◆ Instructions for the task ◆
Beginning with the first line, set down every line through the one containing "import seaborn as sns", exactly as it appears, but not the pictures.

Begin Stored data

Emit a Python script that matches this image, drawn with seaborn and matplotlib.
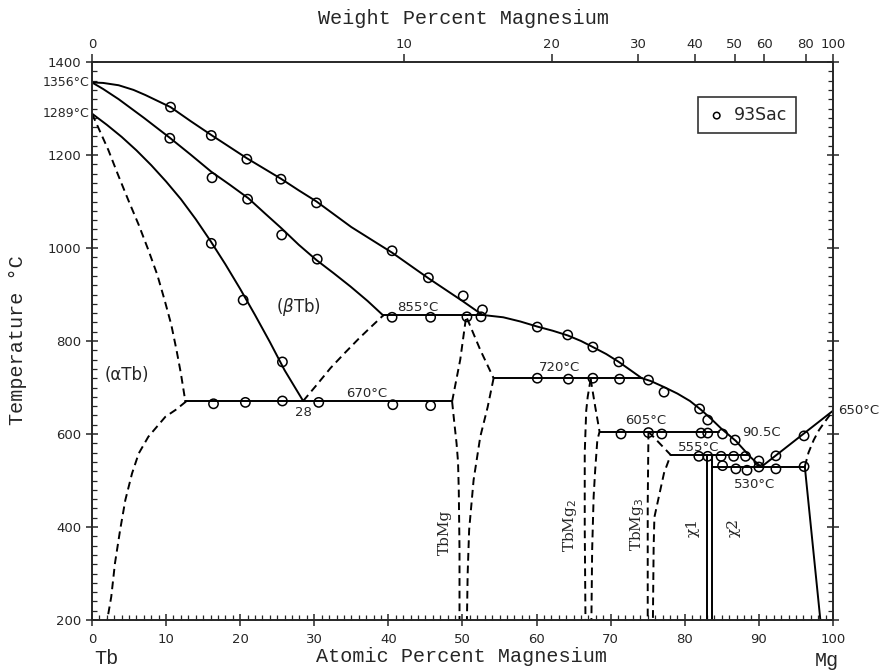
import numpy as np
import pandas as pd
import matplotlib
matplotlib.use("Agg")
import matplotlib.pyplot as plt
import seaborn as sns

# Tb-Mg phase diagram, points read as (at.% Mg, temperature in degC)
liquidus_tb = [(0, 1356), (1.5, 1355), (3.6, 1350), (5.6, 1340), (7.2, 1329), (10.6, 1303),
               (13.3, 1273), (16.1, 1243), (18.5, 1218), (20.9, 1193), (23.2, 1171), (25.5, 1149),
               (27.9, 1124), (30.3, 1100), (35, 1045), (40.5, 990), (45.4, 935), (50, 886),
               (52.7, 856)]
liquidus_mid = [(52.7, 856), (55.5, 851), (57.8, 842), (60.1, 831), (62.2, 822), (64.2, 812),
                (66, 800), (67.6, 787), (69.4, 772), (71.1, 755), (72.7, 737), (74.2, 720),
                (75.4, 714), (77.2, 701), (79, 687), (80.7, 671), (82.2, 652), (83.6, 632),
                (84.9, 612), (86.9, 585), (88.9, 550), (90.3, 529)]
liquidus_mg = [(90.3, 529), (100, 650)]
solidus_btb = [(0, 1356), (1.5, 1342), (3.6, 1320), (7, 1280), (10.5, 1237), (13.3, 1201),
               (16.1, 1164), (18.6, 1136), (21.1, 1107), (23.3, 1075), (25.6, 1042), (27.9, 1007),
               (30.3, 974), (32.6, 946), (34.9, 917), (37.2, 886), (39.3, 855)]
btb_boundary = [(0, 1289), (2, 1265), (4, 1239), (6, 1210), (8, 1178), (10, 1143), (12, 1105),
                (14, 1062), (16, 1015), (18, 965), (20, 912), (22, 856), (24, 798), (26, 737),
                (28.5, 671)]
invariants = {
    "670": [(12.6, 670), (48.6, 670)],
    "855": [(39.3, 855), (52.7, 855)],
    "720": [(54.2, 720), (74.2, 720)],
    "605": [(68.5, 605), (84.6, 605)],
    "555": [(78.1, 555), (88.6, 555)],
    "530": [(83.7, 530), (96.2, 530)],
}
chi_lines = [[(83.05, 555), (83.05, 200)], [(83.7, 555), (83.7, 200)]]
mg_solvus_low = [(96.2, 530), (98.3, 200)]

# dashed (estimated) boundaries
atb_upper = [(0, 1289), (1.1, 1250), (2.2, 1211), (3.5, 1158), (4.9, 1103), (6.3, 1050),
             (7.6, 996), (8.8, 943), (9.8, 888), (10.7, 835), (11.4, 781), (12.0, 730),
             (12.5, 680), (12.7, 670)]
atb_lower = [(12.7, 670), (11.3, 652), (9.9, 637), (7.6, 594), (6.3, 558), (5.4, 515),
             (4.5, 458), (3.8, 394), (3.1, 322), (2.6, 250), (2.1, 204), (2.05, 200)]
btb_solvus = [(28.5, 671), (30.4, 707), (32.2, 742), (34.1, 774), (36, 805), (37.7, 831), (39.3, 855)]
tbmg_top = [(48.6, 670), (49.7, 760), (50.5, 853), (52.4, 781), (54.2, 720)]
tbmg_left = [(48.6, 670), (48.9, 624), (49.2, 580), (49.4, 540), (49.5, 480), (49.6, 350), (49.6, 200)]
tbmg_right = [(54.2, 720), (53.4, 658), (52.4, 594), (51.5, 501), (50.9, 394), (50.7, 300), (50.6, 200)]
tbmg2_left = [(67.3, 718), (66.9, 680), (66.7, 650), (66.5, 560), (66.5, 400), (66.6, 200)]
tbmg2_right = [(67.3, 718), (67.9, 660), (68.5, 605), (68.2, 587), (67.9, 520), (67.7, 465),
               (67.5, 350), (67.4, 200)]
tbmg3_left = [(75.1, 605), (75.0, 450), (75.0, 200)]
tbmg3_right = [(75.1, 605), (78.1, 555), (77.2, 516), (76.5, 465), (75.9, 421), (75.8, 357), (75.7, 200)]
mg_solvus_high = [(96.2, 530), (96.7, 560), (97.4, 587), (98.1, 608), (98.8, 624), (100, 650)]

# experimental points, 93Sac
sac_x = [10.6, 16.1, 20.9, 25.5, 30.3, 40.5, 45.4, 50.1, 52.7,
         10.5, 16.2, 21.0, 25.6, 30.4,
         16.1, 20.4, 25.7,
         16.4, 20.7, 25.7, 30.6, 40.6, 45.7,
         40.5, 45.7, 50.6, 52.5,
         60.1, 64.2, 67.6, 71.1, 77.2, 82.0, 83.1, 86.8, 90.0, 92.3, 96.1,
         60.1, 64.3, 67.6, 71.2, 75.1,
         71.4, 75.1, 76.9, 82.2, 83.1, 85.1,
         81.9, 83.1, 84.9, 86.6, 88.2,
         85.1, 86.9, 88.4, 90.0, 92.3, 96.1]
sac_t = [1303, 1242, 1191, 1148, 1097, 994, 936, 897, 867,
         1236, 1151, 1105, 1028, 976,
         1010, 888, 755,
         665, 668, 671, 668, 663, 661,
         851, 851, 852, 852,
         830, 813, 787, 755, 690, 654, 630, 587, 542, 553, 596,
         720, 718, 720, 718, 716,
         600, 603, 600, 602, 602, 600,
         552, 552, 552, 552, 552,
         532, 525, 522, 529, 525, 530]

wt_ticks = [0, 10, 20, 30, 40, 50, 60, 80, 100]

M_TB, M_MG = 158.925, 24.305


def wt_to_at(w):
    w = np.asarray(w, dtype=float)
    nmg = w / M_MG
    return 100 * nmg / (nmg + (100 - w) / M_TB)


sns.set_style("ticks")
plt.rcParams["font.family"] = ["DejaVu Sans"]
plt.rcParams["axes.linewidth"] = 1.2

fig = plt.figure(figsize=(8.82, 6.71), dpi=100)
ax = fig.add_axes([0.1043, 0.076, 0.8401, 0.8316])


def draw(pts, dashed=False):
    df = pd.DataFrame(pts, columns=["x", "T"])
    sns.lineplot(data=df, x="x", y="T", sort=False, estimator=None, color="black",
                 lw=1.4, ax=ax)
    line = ax.lines[-1]
    line.set_solid_joinstyle("round")
    if dashed:
        line.set_dashes((4, 2.5))


for curve in [liquidus_tb, liquidus_mid, liquidus_mg, solidus_btb, btb_boundary, mg_solvus_low]:
    draw(curve)
for seg in invariants.values():
    draw(seg)
for seg in chi_lines:
    draw(seg)
for curve in [atb_upper, atb_lower, btb_solvus, tbmg_top, tbmg_left, tbmg_right,
              tbmg2_left, tbmg2_right, tbmg3_left, tbmg3_right, mg_solvus_high]:
    draw(curve, dashed=True)

pts = pd.DataFrame({"x": sac_x, "T": sac_t})
sns.scatterplot(data=pts, x="x", y="T", marker="o", s=45, facecolors="none",
                edgecolor="black", linewidth=1.1, label="93Sac", ax=ax, zorder=3)

ax.set_xlim(0, 100)
ax.set_ylim(200, 1400)
ax.set_xlabel("")
ax.set_ylabel("")
ax.set_xticks(np.arange(0, 101, 10))
ax.set_xticks(np.arange(0, 101, 1), minor=True)
ax.set_yticks(np.arange(200, 1401, 200))
ax.set_yticks(np.arange(200, 1401, 20), minor=True)
ax.xaxis.set_ticks_position("both")
ax.yaxis.set_ticks_position("both")
ax.tick_params(which="major", direction="inout", length=8, width=1.1, labelsize=9.5)
ax.tick_params(which="minor", direction="in", length=3.5, width=0.9)
ax.tick_params(axis="x", which="major", pad=5)

# weight percent scale on top
ax2 = ax.twiny()
ax2.set_xlim(0, 100)
ax2.set_xticks(wt_to_at(wt_ticks))
ax2.set_xticklabels([str(w) for w in wt_ticks])
ax2.tick_params(direction="out", length=6, width=1.1, labelsize=9.5, pad=2)
ax2.xaxis.set_minor_locator(plt.NullLocator())

leg = ax.legend(loc="upper right", bbox_to_anchor=(0.962, 0.952), frameon=True,
                fancybox=False, edgecolor="black", fontsize=12.5, handletextpad=0.4,
                handlelength=1.2, borderpad=0.5, markerscale=0.7)
leg.get_frame().set_linewidth(1.2)

mono = "Liberation Mono"
fig.text(0.526, 0.972, "Weight Percent Magnesium", ha="center", va="center",
         family=mono, fontsize=14.5)
fig.text(0.523, 0.021, "Atomic Percent Magnesium", ha="center", va="center",
         family=mono, fontsize=14.5)
fig.text(0.020, 0.493, "Temperature °C", ha="center", va="center", rotation=90,
         family=mono, fontsize=14.5)
fig.text(0.121, 0.019, "Tb", ha="center", va="center", family=mono, fontsize=14.5)
fig.text(0.937, 0.016, "Mg", ha="center", va="center", family=mono, fontsize=14.5)

notes = [("855°C", 43.9, 873), ("720°C", 63.1, 744), ("670°C", 37.1, 688),
         ("605°C", 74.7, 628), ("90.5C", 90.3, 604), ("555°C", 81.9, 570),
         ("530°C", 89.4, 492), ("28", 28.5, 647)]
for txt, x, t in notes:
    ax.text(x, t, txt, ha="center", va="center", fontsize=9.5)
ax.text(4.7, 727, "(αTb)", ha="center", va="center", fontsize=12)
ax.text(27.9, 873, r"($\beta$Tb)", ha="center", va="center", fontsize=12)
ax.text(100.7, 650, "650°C", ha="left", va="center", fontsize=9.5, clip_on=False)
ax.text(-0.4, 1356, "1356°C", ha="right", va="center", fontsize=9, clip_on=False)
ax.text(-0.4, 1289, "1289°C", ha="right", va="center", fontsize=9, clip_on=False)

serif = "DejaVu Serif"
for txt, x, t in [("TbMg", 47.6, 389), ("TbMg$_2$", 64.5, 404), ("TbMg$_3$", 73.5, 406),
                  ("χ1", 81.1, 398), ("χ2", 86.6, 400)]:
    ax.text(x, t, txt, rotation=90, ha="center", va="center", family=serif, fontsize=11)

fig.savefig("out.png", dpi=100)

End Stored data

◆ Exercise result ◆
Emit a Python script that matches this image, drawn with seaborn and matplotlib.
import numpy as np
import pandas as pd
import matplotlib
matplotlib.use("Agg")
import matplotlib.pyplot as plt
import seaborn as sns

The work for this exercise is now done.